Press Release

Inflation Expectations Decline in August; Consumers Less Optimistic about Household Financial Situation and Economy

September 09, 2019

NEW YORK—The Federal Reserve Bank of New York’s Center for Microeconomic Data released the August 2019 Survey of Consumer Expectations, which shows a decline in short- and medium-term inflation expectations. Expectations for one year ahead inflation, home prices changes, and changes in the price of medical care and rent all reached new series lows. Expectations about employment, growth in earnings, spending, income, and household financial situation were generally less optimistic.

The main findings from the August 2019 Survey are:


  • Median inflation expectations declined by 0.2 percentage point at the one-year horizon to 2.4% (a new series low), and by 0.1 percentage point at the three-year horizons to 2.5% in August.
  • Median inflation uncertainty—or the uncertainty expressed regarding future inflation outcomes—remained unchanged for both horizons.
  • Median home price change expectations declined by 0.1 percentage point to a new series low of 2.9% in August. This is the first decline since December 2018, after eight consecutive readings of 3.0%. The decline was most pronounced among respondents over the age of 60, with higher education (at least a bachelor’s degree), earning higher incomes (over $100,000), and living in the Midwest.
  • The median one-year ahead expected price change in gas, medical care, a college education, and rent all fell in August. Notably, the measures for price change in medical care and rent both reached new series’ lows.

Labor Market

  • Median one-year ahead expected earnings growth fell 0.1 percentage points to 2.3% in August, below the 12-month trailing average of 2.5%.
  • Mean unemployment expectations—or the mean probability that the U.S. unemployment rate will be higher one year from now—increased by 2.2 percentage points to 38.3%, exceeding its 12-month trailing average of 36.6%.
  • The mean perceived probability of losing one’s job in the next 12 months increased for the second consecutive month from 13.8% in July to 14.2% in August. The mean probability of leaving one’s job voluntarily in the next 12 months decreased by 1.5 percentage points to 20.1%—the lowest reading since March 2018.
  • The mean perceived probability of finding a job (if one’s current job was lost) increased slightly from 59.8% in July to 60.0% in August, above the 12-month trailing average of 59.5%.

Household Finance

  • Median expected household income growth declined for the second consecutive month, from 2.9% in July to 2.7% in August. The decline was broad-based across age and income groups but largest for younger respondents (below the age of 40), and respondents with household incomes under $50,000.
  • Median household spending growth expectations declined by 0.1 percentage point to 3.2%, slightly below the 12-month trailing average of 3.3%
  • Credit access perceptions improved in August, with the proportion of respondents reporting harder credit access than 12 months ago declining by 2.0 percentage points to 25.5%. In contrast, credit access expectations deteriorated in August: The proportion of respondents who expect easier credit conditions 12 months from now declined by 0.9 percentage points to 17.9%, while the proportion of respondents who expect harder credit conditions 12 months from now increased by 2.5 percentage points to 33.9%.
  • The average perceived probability of missing a minimum debt payment over the next three months decreased from 11.7% to 11.1% in August, remaining below the 12-month average of 11.9%.
  • The median expectation regarding year-ahead change in taxes (at current income level) decreased for the third consecutive month from 2.7% in July to 2.3% in August.
  • The mean perceived probability that the average interest rate on saving accounts will be higher 12 months from now decreased to 26.5% in August, a new series’ low.
  • One-year ahead expectations, as well as perceptions about households’ financial situations, deteriorated in August, with lower shares of respondents expecting to be and reporting to be better off financially.
  • The mean perceived probability that U.S. stock prices will be higher 12 months from now decreased to 38.3% from 41.1%, the lowest reading since October 2016.

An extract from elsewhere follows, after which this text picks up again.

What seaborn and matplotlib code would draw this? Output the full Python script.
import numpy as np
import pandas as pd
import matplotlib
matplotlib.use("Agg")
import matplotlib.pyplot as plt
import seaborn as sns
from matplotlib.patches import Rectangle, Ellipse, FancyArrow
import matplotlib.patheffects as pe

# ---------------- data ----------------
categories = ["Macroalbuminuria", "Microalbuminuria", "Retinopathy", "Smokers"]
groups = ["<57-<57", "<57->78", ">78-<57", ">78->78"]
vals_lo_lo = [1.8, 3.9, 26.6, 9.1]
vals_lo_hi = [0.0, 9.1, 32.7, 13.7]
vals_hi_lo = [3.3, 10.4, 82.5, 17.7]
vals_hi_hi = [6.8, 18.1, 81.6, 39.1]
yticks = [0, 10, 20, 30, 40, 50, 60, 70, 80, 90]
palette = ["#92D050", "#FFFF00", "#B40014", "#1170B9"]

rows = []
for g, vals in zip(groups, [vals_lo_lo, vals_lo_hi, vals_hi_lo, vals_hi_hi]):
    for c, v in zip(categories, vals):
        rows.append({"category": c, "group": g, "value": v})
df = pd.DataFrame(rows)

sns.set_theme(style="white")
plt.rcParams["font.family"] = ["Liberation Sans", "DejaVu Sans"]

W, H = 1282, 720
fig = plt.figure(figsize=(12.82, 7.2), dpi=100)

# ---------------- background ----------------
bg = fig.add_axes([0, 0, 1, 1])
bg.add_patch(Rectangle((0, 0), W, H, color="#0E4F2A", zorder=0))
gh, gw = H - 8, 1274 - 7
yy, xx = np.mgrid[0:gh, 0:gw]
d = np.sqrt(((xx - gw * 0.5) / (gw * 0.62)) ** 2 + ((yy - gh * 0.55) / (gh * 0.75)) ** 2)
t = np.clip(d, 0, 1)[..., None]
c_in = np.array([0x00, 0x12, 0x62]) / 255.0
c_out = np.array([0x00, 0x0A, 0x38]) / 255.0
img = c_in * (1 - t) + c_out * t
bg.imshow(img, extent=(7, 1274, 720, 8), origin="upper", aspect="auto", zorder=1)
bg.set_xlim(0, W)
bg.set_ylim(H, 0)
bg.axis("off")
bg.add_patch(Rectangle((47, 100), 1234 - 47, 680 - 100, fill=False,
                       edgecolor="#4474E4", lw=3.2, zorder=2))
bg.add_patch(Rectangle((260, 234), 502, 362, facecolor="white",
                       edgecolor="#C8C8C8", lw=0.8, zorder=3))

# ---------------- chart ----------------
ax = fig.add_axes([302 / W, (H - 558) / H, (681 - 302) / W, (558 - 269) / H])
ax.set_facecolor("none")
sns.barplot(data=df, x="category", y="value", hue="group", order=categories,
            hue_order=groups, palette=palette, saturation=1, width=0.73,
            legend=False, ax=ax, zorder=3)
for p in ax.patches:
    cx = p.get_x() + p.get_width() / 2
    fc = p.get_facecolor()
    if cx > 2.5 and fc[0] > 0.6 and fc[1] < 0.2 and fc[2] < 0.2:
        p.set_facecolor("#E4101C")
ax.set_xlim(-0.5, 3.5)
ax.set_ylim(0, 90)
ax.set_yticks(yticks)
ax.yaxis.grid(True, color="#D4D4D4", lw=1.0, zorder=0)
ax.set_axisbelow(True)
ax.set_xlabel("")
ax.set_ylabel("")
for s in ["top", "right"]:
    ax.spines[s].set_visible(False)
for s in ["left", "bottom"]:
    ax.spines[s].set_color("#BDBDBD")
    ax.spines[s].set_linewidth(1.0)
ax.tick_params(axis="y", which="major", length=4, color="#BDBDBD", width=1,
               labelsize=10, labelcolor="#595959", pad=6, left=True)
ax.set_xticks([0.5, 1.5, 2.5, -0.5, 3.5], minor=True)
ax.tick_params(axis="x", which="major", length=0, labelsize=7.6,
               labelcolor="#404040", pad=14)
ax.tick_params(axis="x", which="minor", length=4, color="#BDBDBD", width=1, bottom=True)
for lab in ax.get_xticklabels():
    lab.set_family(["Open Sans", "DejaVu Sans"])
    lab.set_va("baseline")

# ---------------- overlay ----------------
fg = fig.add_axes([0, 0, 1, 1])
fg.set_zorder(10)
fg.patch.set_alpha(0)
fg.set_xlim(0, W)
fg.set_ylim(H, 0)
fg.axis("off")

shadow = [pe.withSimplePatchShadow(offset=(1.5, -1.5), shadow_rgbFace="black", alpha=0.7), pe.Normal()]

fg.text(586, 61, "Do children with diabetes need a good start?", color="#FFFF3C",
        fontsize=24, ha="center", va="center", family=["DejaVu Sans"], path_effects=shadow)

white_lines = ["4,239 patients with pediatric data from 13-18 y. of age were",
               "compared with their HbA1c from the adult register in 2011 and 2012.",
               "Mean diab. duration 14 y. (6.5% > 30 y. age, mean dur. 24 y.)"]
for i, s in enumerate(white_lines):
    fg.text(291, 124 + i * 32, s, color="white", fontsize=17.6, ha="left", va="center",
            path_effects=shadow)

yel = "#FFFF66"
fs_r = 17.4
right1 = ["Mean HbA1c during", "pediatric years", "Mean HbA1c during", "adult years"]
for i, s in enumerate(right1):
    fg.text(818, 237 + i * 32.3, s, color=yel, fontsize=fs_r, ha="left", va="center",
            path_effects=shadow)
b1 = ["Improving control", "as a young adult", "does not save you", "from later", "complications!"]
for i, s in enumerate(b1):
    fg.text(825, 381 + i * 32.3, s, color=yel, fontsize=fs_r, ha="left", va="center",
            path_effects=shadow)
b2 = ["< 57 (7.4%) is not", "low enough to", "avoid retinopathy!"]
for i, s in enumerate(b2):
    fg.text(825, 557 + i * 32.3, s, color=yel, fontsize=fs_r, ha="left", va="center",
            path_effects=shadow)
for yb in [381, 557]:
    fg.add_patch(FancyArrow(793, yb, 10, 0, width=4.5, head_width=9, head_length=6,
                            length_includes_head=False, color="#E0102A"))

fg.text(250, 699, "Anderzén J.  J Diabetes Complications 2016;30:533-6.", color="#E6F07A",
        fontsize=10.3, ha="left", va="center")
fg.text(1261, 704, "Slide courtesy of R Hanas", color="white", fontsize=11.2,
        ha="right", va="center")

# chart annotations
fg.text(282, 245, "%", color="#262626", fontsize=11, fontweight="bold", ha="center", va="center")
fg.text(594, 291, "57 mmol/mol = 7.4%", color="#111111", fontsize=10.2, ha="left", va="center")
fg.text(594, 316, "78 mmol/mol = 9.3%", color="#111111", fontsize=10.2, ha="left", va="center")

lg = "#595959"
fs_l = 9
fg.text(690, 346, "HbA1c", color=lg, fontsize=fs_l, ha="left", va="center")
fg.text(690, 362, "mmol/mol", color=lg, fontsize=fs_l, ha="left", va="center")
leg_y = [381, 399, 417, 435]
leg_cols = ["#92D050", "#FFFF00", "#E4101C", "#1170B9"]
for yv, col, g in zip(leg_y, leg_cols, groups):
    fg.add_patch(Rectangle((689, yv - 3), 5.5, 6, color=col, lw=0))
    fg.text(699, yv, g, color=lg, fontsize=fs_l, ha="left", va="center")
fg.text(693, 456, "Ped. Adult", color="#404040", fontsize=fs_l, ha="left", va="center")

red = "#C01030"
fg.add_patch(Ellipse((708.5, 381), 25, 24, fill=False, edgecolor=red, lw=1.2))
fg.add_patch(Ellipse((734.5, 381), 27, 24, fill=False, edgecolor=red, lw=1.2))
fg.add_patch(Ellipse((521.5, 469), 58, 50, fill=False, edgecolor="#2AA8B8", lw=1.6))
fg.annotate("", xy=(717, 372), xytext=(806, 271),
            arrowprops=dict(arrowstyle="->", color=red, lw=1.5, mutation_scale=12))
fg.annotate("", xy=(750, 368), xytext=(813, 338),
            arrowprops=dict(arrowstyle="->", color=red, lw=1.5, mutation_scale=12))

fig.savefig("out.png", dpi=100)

About the Survey of Consumer Expectations (SCE)

The SCE contains information about how consumers expect overall inflation and prices for food, gas, housing, and education to behave. It also provides insight into Americans’ views about job prospects and earnings growth and their expectations about future spending and access to credit. The SCE also provides measures of uncertainty regarding consumers’ outlooks. Expectations are also available by age, geography, income, education, and numeracy. 

The SCE is a nationally representative, internet-based survey of a rotating panel of approximately 1,300 household heads. Respondents participate in the panel for up to 12 months, with a roughly equal number rotating in and out of the panel each month. Unlike comparable surveys based on repeated cross-sections with a different set of respondents in each wave, our panel allows us to observe the changes in expectations and behavior of the same individuals over time.